Authors:
Yi Ren, Chenxu Hu, Xu Tan, Tao Qin, Sheng Zhao, Zhou Zhao, Tie-Yan Liu
Description:
FastSpeech 2 is a non-autoregressive text-to-speech (TTS) model designed to synthesize speech faster and with higher quality than previous models. It addresses the limitations of FastSpeech by using ground-truth data for training and incorporating additional speech variation information such as pitch, energy, and accurate duration.
Training and Data:
FastSpeech 2 directly trains the model with ground-truth mel-spectrograms, pitch, energy, and accurate duration extracted from speech waveforms. The model uses a simplified training pipeline without the need for a teacher model and distillation process. FastSpeech 2s extends this by generating speech waveforms directly from text, further simplifying the process.
Advantages:
FastSpeech 2 simplifies the training process, improves speech quality by using ground-truth data, and incorporates detailed speech variation information to better handle the one-to-many mapping problem. FastSpeech 2s further simplifies the inference process by generating waveforms directly, leading to faster inference speeds.
Limitations:
The model requires external tools for accurate alignment and pitch extraction, which adds some complexity. Real-world performance might still depend on the quality and representativeness of the training data. Further improvements could explore simplifying the process even more and incorporating more variation information.
Model Architecture:
The architecture includes an encoder, a variance adaptor (with duration, pitch, and energy predictors), and a mel-spectrogram decoder. FastSpeech 2s adds a waveform decoder that directly generates speech waveforms from the text. The variance adaptor uses continuous wavelet transform for pitch prediction and introduces adversarial training in the waveform decoder for phase recovery.
Dependencies:
Dependencies include PyTorch for model training, MFA for phoneme duration extraction, PyWorldVocoder for pitch extraction, and Parallel WaveGAN for waveform synthesis. Computational resources include GPUs for efficient training.
Synthesis:
Uses a combination of phoneme encoding, variance adaptation (with duration, pitch, and energy predictors), and mel-spectrogram or waveform decoding to generate high-quality speech. The variance adaptation module provides detailed information to handle the one-to-many mapping problem in TTS effectively.
Dataset:
The LJSpeech dataset, containing 13,100 English audio clips and corresponding text transcripts, is used for training and evaluation. The dataset is preprocessed into phoneme sequences and mel-spectrograms for training FastSpeech 2 and waveform clips for FastSpeech 2s.
Preprocessing:
Text data is converted into phoneme sequences using a grapheme-to-phoneme tool. Speech data is transformed into mel-spectrograms with specific frame and hop sizes, and pitch and energy are extracted from the speech waveform for training the variance predictors.
Evaluation Metrics:
MOS and CMOS tests for perceptual quality, standard deviation, skewness, kurtosis, and average DTW distance for pitch accuracy, and mean absolute error (MAE) for energy similarity to ground-truth speech. Training and inference speeds are measured in terms of real-time factor (RTF).

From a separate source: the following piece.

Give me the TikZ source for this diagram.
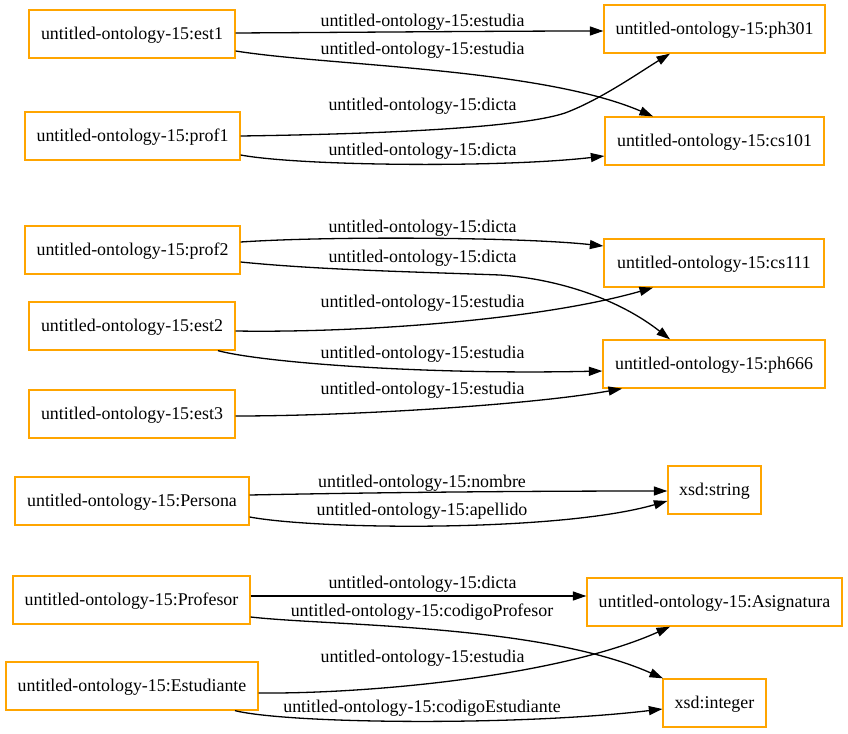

FastSpeech 2 achieves higher MOS scores and faster training times compared to FastSpeech and autoregressive models. FastSpeech 2s further improves inference speed by directly generating waveforms, making it suitable for real-time applications while maintaining high audio quality.
Contributions:
Introduced a simplified and more effective training pipeline for TTS, demonstrated significant improvements in audio quality and training/inference speed, provided comprehensive evaluations and analyses, and released audio samples and implementation details for reproducibility.